In furtherance to the steps taken by the legislature and the judiciary towards promoting mediation, the Union Cabinet, on 31 July 2019, has taken a significant step by approving the signing of the Convention by India. This should result in the creation of a sustainable environment for the acceptance of mediation as the preferred method for dispute resolution by Indian parties. This is likely to push the legislature to enact a specific legislation for mediation, hence bringing it into the fold of the Indian statutory regime.
With more and more parties opting for mediation, the successful signing of the Convention will be an important moment in the evolution of the international legal regime. Mediation is unique in the sense that it is non-adversarial and that at the end of the dispute resolution process, the parties have a higher sense of closure and satisfaction with its outcome. This increases the chances of survival of existing commercial relationships. It will also lead to fewer instances of contracts being terminated, resulting in lower legal and commercial costs to parties. Hence, a universal enforcement mechanism for mediation is going to be beneficial to all stakeholders in international trade and commerce.
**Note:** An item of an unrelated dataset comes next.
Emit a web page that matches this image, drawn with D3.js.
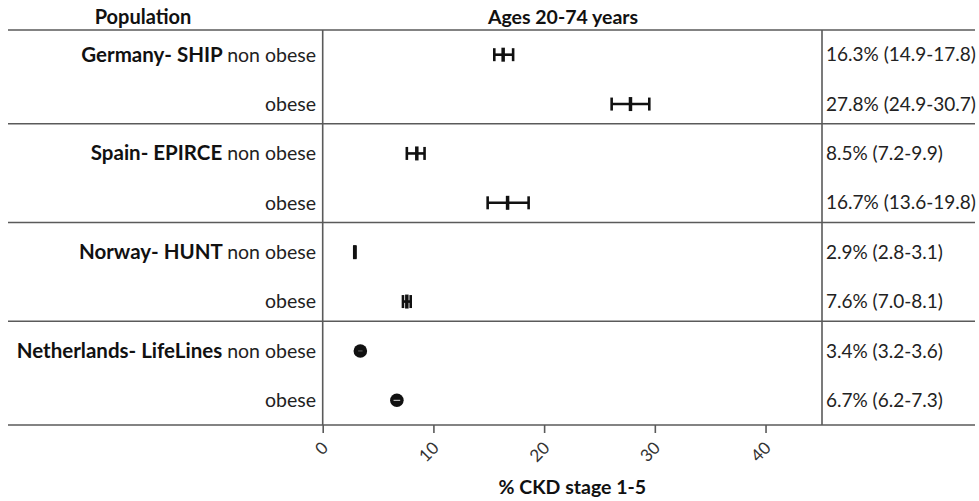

With India having agreed to sign the Convention, this will be an important moment for the Indian legal regime as well, since India would have to enact a domestic legislation in line with the Convention. Such a legislation will have a significant impact on the legal landscape of India since more parties will start opting for mediation. This will, in turn, contribute to reducing the backlog of pending cases before Indian courts.
While the perusal of the bare text of the Convention may raise some questions and may have certain loopholes, it remains to be seen how the parties relying on the Convention to resolve their international disputes will apply these provisions. Further, it is yet to be seen how the international legal community reacts to the Convention. In any case, the Convention is a giant step towards establishing mediation as an acceptable form of resolution of international disputes.